JK: I started collecting for very personal reasons, so I’m not sure it’s ever really been just a hobby. While that mindset might make it easier on me, it’s especially hard to separate feelings when I’m surrounded by thousands of photos of real people. Especially as my collection has grown, it only continues to become a larger part of me. I never saw myself in old photos, and I never saw my family in them either, because those photos don’t exist. These photos are my family in many ways.


I’d be lying, however, if I said I didn’t favor specific types of images. As an Indigenous person, I see the photos I have of other Native Peoples as my ancestors. Looking at them, I not only see myself but also what life might have been like for my great-grandparents and even great-great-grandparents. These are the types of images I wouldn’t be able to find online through a quick Google search, and really that’s what I think is one of the most amazing parts about my collecting. I’ve seen and learned about the lives of tens of thousands of people, how often can you say that?



EG: Do you have other collecting interests other than photos? Are you active on other social media platforms?


JK: I’ve been a collector since I was a child. I rode my bike around all summer in search of yard sales, went to antique shops with my grandparents during our visits. I even used to skip school as I got older to go to estate sales. I’ve collected many many things over years, and still do, but ever since discovering photography, I haven’t collected a whole lot of anything else. I started my Instagram account when I bought my very first photo, I’m not sure what made me do it, but here I am somewhat close to almost a decade later.


Funny enough, I find social media terrifying. In the past 4 years, I think I’ve only posted on Facebook twice. Part of the beauty of these images is I can express myself and my interests while staying private. Some might call it hypocritical, but I see what I do as a way to honor those who’ve come before us, and I try my best to do it as respectfully as possible. I can only hope to leave behind a photograph of myself so great that a stranger wants to buy it.


EG: What are your plans for @discoveringlostsouls? What other creative plans do you have in the works?


JK: @discoveringlostsouls has grown larger than I could have possibly anticipated; I hope to be fortunate enough to see that continue to grow as the years go on. I have a tendency to be a bit of a dreamer, but I’d love to one day make a book of my favorite images, maybe even an exhibit. All I know for sure is I’m going to keep collecting and sharing photos. Any opportunities that come my way not only am I open to but also extremely thankful for. I’d like to thank Flapper Press for the opportunity to share a bit about myself and my photos. Something like this is a first for me!
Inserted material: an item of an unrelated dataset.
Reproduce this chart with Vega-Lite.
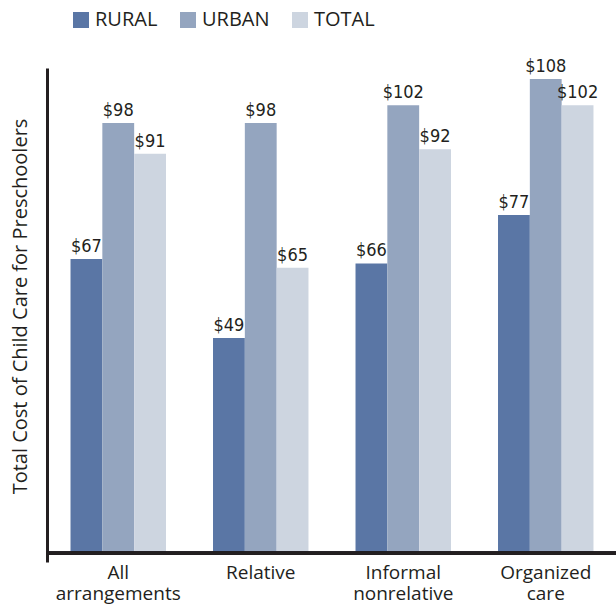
{
  "$schema": "https://vega.github.io/schema/vega-lite/v6.json",
  "width": 570,
  "height": 494,
  "autosize": {"type": "none"},
  "padding": {"left": 47, "top": 68, "right": 0, "bottom": 42},
  "background": "white",
  "config": {"view": {"stroke": null}, "font": "Open Sans"},
  "data": {
    "values": [
      {"arrangement": "All arrangements", "area": "RURAL", "cost": 67},
      {"arrangement": "All arrangements", "area": "URBAN", "cost": 98},
      {"arrangement": "All arrangements", "area": "TOTAL", "cost": 91},
      {"arrangement": "Relative", "area": "RURAL", "cost": 49},
      {"arrangement": "Relative", "area": "URBAN", "cost": 98},
      {"arrangement": "Relative", "area": "TOTAL", "cost": 65},
      {"arrangement": "Informal nonrelative", "area": "RURAL", "cost": 66},
      {"arrangement": "Informal nonrelative", "area": "URBAN", "cost": 102},
      {"arrangement": "Informal nonrelative", "area": "TOTAL", "cost": 92},
      {"arrangement": "Organized care", "area": "RURAL", "cost": 77},
      {"arrangement": "Organized care", "area": "URBAN", "cost": 108},
      {"arrangement": "Organized care", "area": "TOTAL", "cost": 102}
    ]
  },
  "layer": [
    {
      "mark": {"type": "bar"},
      "encoding": {
        "x": {
          "field": "arrangement",
          "type": "nominal",
          "sort": null,
          "scale": {"paddingInner": 0.33, "paddingOuter": 0.165},
          "axis": {
            "title": null,
            "domain": false,
            "ticks": false,
            "labelAngle": 0,
            "labelFont": "Open Sans",
            "labelFontSize": 19,
            "labelColor": "#231f20",
            "labelPadding": 1,
            "labelLineHeight": 21,
            "labelBaseline": "top",
            "labelExpr": "datum.value == 'Relative' ? 'Relative' : split(datum.value, ' ')"
          }
        },
        "xOffset": {"field": "area", "type": "nominal", "sort": ["RURAL", "URBAN", "TOTAL"]},
        "y": {
          "field": "cost",
          "type": "quantitative",
          "scale": {"domain": [-2, 110.5], "nice": false, "zero": false},
          "axis": {
            "title": "Total Cost of Child Care for Preschoolers",
            "titleFont": "Open Sans",
            "titleFontSize": 20,
            "titleFontWeight": "normal",
            "titleColor": "#231f20",
            "titlePadding": 17,
            "titleY": 238,
            "domain": true,
            "domainWidth": 3,
            "domainColor": "#231f20",
            "ticks": false,
            "labels": false,
            "grid": false
          }
        },
        "y2": {"datum": 0},
        "color": {
          "field": "area",
          "type": "nominal",
          "sort": ["RURAL", "URBAN", "TOTAL"],
          "scale": {"domain": ["RURAL", "URBAN", "TOTAL"], "range": ["#5a76a5", "#94a5bf", "#cdd5e0"]},
          "legend": {
            "title": null,
            "orient": "none",
            "direction": "horizontal",
            "legendX": 24,
            "legendY": -58,
            "padding": 0,
            "symbolType": "square",
            "symbolSize": 256,
            "symbolStrokeWidth": 0,
            "symbolOpacity": 1,
            "labelFont": "Open Sans",
            "labelFontSize": 20,
            "labelColor": "#231f20",
            "labelOffset": 4,
            "columnPadding": 20
          }
        }
      }
    },
    {
      "mark": {"type": "text", "baseline": "alphabetic", "dy": -7, "font": "DejaVu Sans Condensed", "fontSize": 18, "color": "#231f20"},
      "encoding": {
        "x": {"field": "arrangement", "type": "nominal", "sort": null},
        "xOffset": {"field": "area", "type": "nominal", "sort": ["RURAL", "URBAN", "TOTAL"]},
        "y": {"field": "cost", "type": "quantitative"},
        "text": {"field": "cost", "type": "quantitative", "format": "$.0f"}
      }
    },
    {
      "mark": {"type": "rule", "strokeWidth": 3, "color": "#231f20"},
      "encoding": {"y": {"datum": 0}}
    }
  ]
}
EG: Please tell our readers about at least 5 of your favorite Instagram posts/images.


Thank you so much for letting us feature you on THE FEED! Good luck with all your endeavors!


Monsheeda (L) and Mehunga (R), Ponca, circa 1890–1900

What's not to like about this image? It is true that so often images this old have a tendency to be very stiff. Obviously, that wasn't always the case. The reality is, most people didn't smile or show much affection in studio photos like this because it was considered informal.


Church of God in Christ, circa 1930–1940

If studio photos were intended to be formal, then snapshots are the perfect opportunity to capture real and raw moments. I'm not sure it can get more real than this.


Lula Lee, age 24, circa 1920

Miss Lula Lee is one of my favorites—the pose, the attitude, the outfit.

I mean it when I say she is everything, and trust me she knows it.


High Eagle family, Pawnee, circa 1900–1910

Maybe by seeing this image you too can understand why I love it so much.

Multi-generational images are something I love to see, but as I mentioned, what really makes this image for me is their hands; notice the way the ring on Mrs. High Eagle's (L) hand, plus the way her hands lay over her stomach, just feels so familiar.


Photo booth photo, circa 1950

Sometimes body language is everything. That could be said for a few of the photos I've shared, but this one in particular. Speak of a picture worth a thousand words!